The English city of Salisbury has been officially declared free of the nerve agent Novichok on March 1, almost a year after the poison attack there that Britain and the West blamed on Russia.
Military specialists have handed control of the final site associated with the attack -- former Russian double agent Sergei Skripal's home in the city -- to the local government, Brigadier David Southall said in a statement.
Skripal's home was the last of 12 potentially contaminated sites in the city to be ruled safe after some 13,000 hours of cleaning work done by military teams.
Southall said the military had led the "incredibly complex decontamination work" in Salisbury and the nearby town of Amesbury.
"The handover of the site at [Skripal's former home] effectively now concludes the significant military contribution to support Salisbury and Amesbury following the Novichok nerve agent attack," he said.
Skripal and his daughter, Yulia, were poisoned with Novichok, a Soviet-made military nerve agent, in March 2018.
They survived the poisoning after being hospitalized in critical condition. But two other British citizens from Amesbury were exposed to the nerve agent in June, apparently by accident; one of them, Dawn Sturgess, died.
The other, Charlie Rowley, still suffers from health problems linked to the poisoning.
Russia has repeatedly denied that its agents were behind the attack and accused British intelligence agencies of staging the incident to stoke anti-Russian hysteria.
Britain expelled 23 Russian diplomats in the wake of the scandal.

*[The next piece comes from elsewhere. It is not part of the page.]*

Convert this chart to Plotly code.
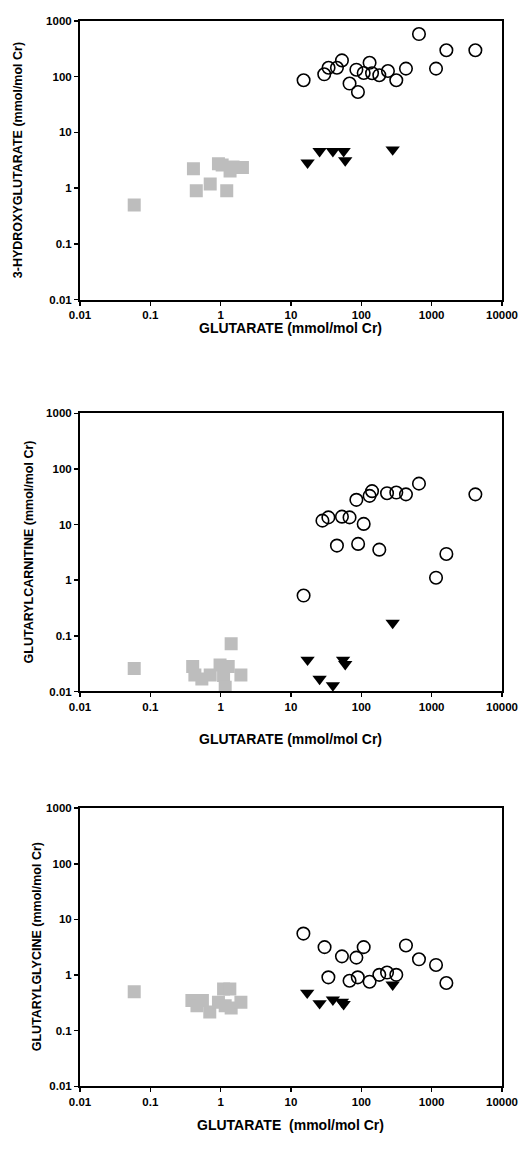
import plotly.graph_objects as go

# ---------------- data ----------------
# Panel 1: 3-hydroxyglutarate vs glutarate
p1_sq_x = [0.059, 0.41, 0.45, 0.71, 0.93, 1.05, 1.22, 1.36, 1.5, 2.04]
p1_sq_y = [0.50, 2.23, 0.90, 1.18, 2.74, 2.6, 0.90, 2.03, 2.4, 2.33]
p1_ci_x = [15.1, 29.7, 34.2, 45, 53, 68, 85, 89.5, 108, 131, 142, 180, 239, 314, 431, 660, 1153, 1618, 4180]
p1_ci_y = [86, 110, 144, 144, 195, 75, 133, 53, 116, 177, 115, 106, 126, 86, 139, 580, 139, 297, 297]
p1_tr_x = [17.2, 25.5, 39.4, 56, 59, 279]
p1_tr_y = [2.86, 4.6, 4.6, 4.6, 3.14, 4.9]

# Panel 2: glutarylcarnitine vs glutarate
p2_sq_x = [0.059, 0.40, 0.43, 0.54, 0.71, 0.98, 1.1, 1.16, 1.28, 1.41, 1.94]
p2_sq_y = [0.026, 0.028, 0.0198, 0.0168, 0.0198, 0.030, 0.0193, 0.0119, 0.028, 0.072, 0.0198]
p2_ci_x = [15.1, 28, 34, 45, 53, 68, 85, 90, 108, 131, 142, 180, 232, 314, 431, 660, 1153, 1618, 4180]
p2_ci_y = [0.53, 11.8, 13.5, 4.2, 13.9, 13.5, 27.9, 4.5, 10.3, 32.9, 40, 3.55, 36.7, 37.7, 35, 54.6, 1.11, 2.97, 35]
p2_tr_x = [17.2, 25.5, 39.4, 55, 59, 279]
p2_tr_y = [0.037, 0.0168, 0.0128, 0.037, 0.031, 0.171]

# Panel 3: glutarylglycine vs glutarate
p3_sq_x = [0.059, 0.39, 0.46, 0.55, 0.70, 0.93, 1.1, 1.16, 1.35, 1.41, 1.94]
p3_sq_y = [0.50, 0.35, 0.28, 0.35, 0.216, 0.325, 0.56, 0.28, 0.56, 0.255, 0.325]
p3_ci_x = [15, 30, 34, 53, 68, 85, 89, 108, 131, 180, 232, 314, 431, 660, 1153, 1618]
p3_ci_y = [5.57, 3.18, 0.91, 2.17, 0.79, 2.06, 0.91, 3.18, 0.76, 1.01, 1.11, 1.01, 3.41, 1.92, 1.52, 0.72]
p3_tr_x = [17, 25.5, 39.4, 53, 56, 279]
p3_tr_y = [0.48, 0.31, 0.36, 0.33, 0.30, 0.67]

x_tickvals = [0.01, 0.1, 1, 10, 100, 1000, 10000]
x_ticktext = ["0.01", "0.1", "1", "10", "100", "1000", "10000"]
y_tickvals = [0.01, 0.1, 1, 10, 100, 1000]
y_ticktext = ["0.01", "0.1", "1", "10", "100", "1000"]

y_titles = ["3-HYDROXYGLUTARATE (mmol/mol Cr)",
            "GLUTARYLCARNITINE (mmol/mol Cr)",
            "GLUTARYLGLYCINE (mmol/mol Cr)"]
x_titles = ["GLUTARATE (mmol/mol Cr)",
            "GLUTARATE (mmol/mol Cr)",
            "GLUTARATE  (mmol/mol Cr)"]

panels = [
    (p1_sq_x, p1_sq_y, p1_ci_x, p1_ci_y, p1_tr_x, p1_tr_y),
    (p2_sq_x, p2_sq_y, p2_ci_x, p2_ci_y, p2_tr_x, p2_tr_y),
    (p3_sq_x, p3_sq_y, p3_ci_x, p3_ci_y, p3_tr_x, p3_tr_y),
]

# ---------------- layout geometry ----------------
W, H = 519, 1149
L, R = 80, 17
panel_px = [(15, 296.7), (411.7, 692.7), (810.7, 1091.7)]  # top, bottom in px
xtitle_px = [325, 741, 1131]
ytitle_x_px = [18, 29, 37]

FONT = "Liberation Sans, Arial, sans-serif"
GRAY = "#bdbdbd"

fig = go.Figure()
for i, (sx, sy, cx, cy, tx, ty) in enumerate(panels):
    xa = "x" if i == 0 else f"x{i+1}"
    ya = "y" if i == 0 else f"y{i+1}"
    fig.add_trace(go.Scatter(x=sx, y=sy, mode="markers", xaxis=xa, yaxis=ya,
                             marker=dict(symbol="square", size=13, color=GRAY,
                                         line=dict(width=0)), showlegend=False))
    fig.add_trace(go.Scatter(x=cx, y=cy, mode="markers", xaxis=xa, yaxis=ya,
                             marker=dict(symbol="circle-open", size=12.5, color="black",
                                         line=dict(width=1.6, color="black")),
                             showlegend=False))
    fig.add_trace(go.Scatter(x=tx, y=ty, mode="markers", xaxis=xa, yaxis=ya,
                             marker=dict(symbol="triangle-down", size=12.5, color="black",
                                         line=dict(width=0)), showlegend=False))

layout = dict(
    width=W, height=H,
    margin=dict(l=L, r=R, t=0, b=0),
    paper_bgcolor="white", plot_bgcolor="white",
    showlegend=False,
    font=dict(family=FONT, color="black"),
)

axis_common = dict(
    type="log", showgrid=False, zeroline=False,
    showline=True, linecolor="black", linewidth=2, mirror=True,
    ticks="outside", ticklen=4, tickwidth=1.5, tickcolor="black",
    tickfont=dict(family=FONT, size=11.5, color="black", weight="bold"),
)

annotations = []
for i in range(3):
    top, bot = panel_px[i]
    dom = [1 - bot / H, 1 - top / H]
    xk = "xaxis" if i == 0 else f"xaxis{i+1}"
    yk = "yaxis" if i == 0 else f"yaxis{i+1}"
    ya = "y" if i == 0 else f"y{i+1}"
    xa = "x" if i == 0 else f"x{i+1}"
    layout[xk] = dict(axis_common, range=[-2, 4], anchor=ya,
                      tickvals=x_tickvals, ticktext=x_ticktext, domain=[0, 1])
    layout[yk] = dict(axis_common, range=[-2, 3], anchor=xa, domain=dom,
                      tickvals=y_tickvals, ticktext=y_ticktext)
    annotations.append(dict(
        text=x_titles[i], xref="paper", yref="paper",
        x=(290.5 - L) / (W - L - R), y=1 - xtitle_px[i] / H,
        xanchor="center", yanchor="middle", showarrow=False,
        font=dict(family=FONT, size=14, color="black", weight="bold")))
    annotations.append(dict(
        text=y_titles[i], xref="paper", yref="paper",
        x=(ytitle_x_px[i] - L) / (W - L - R), y=1 - (top + bot) / 2 / H,
        xanchor="center", yanchor="middle", showarrow=False, textangle=-90,
        font=dict(family=FONT, size=12.5, color="black", weight="bold")))

layout["annotations"] = annotations
fig.update_layout(**layout)
fig.write_html("out.html",
               config={"displayModeBar": False, "staticPlot": True},
               post_script=["document.body.style.margin='0';"
                            "document.body.style.overflow='hidden';"])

Russia in response expelled the same number of British diplomats and ordered the closure of the British Consulate-General in Russia's second-largest city, St. Petersburg, and the British Council’s offices operating in the country.
The United States and European Union also expelled Russian diplomats and added to their existing sanctions on Moscow.
There has since been some easing of the diplomatic restrictions.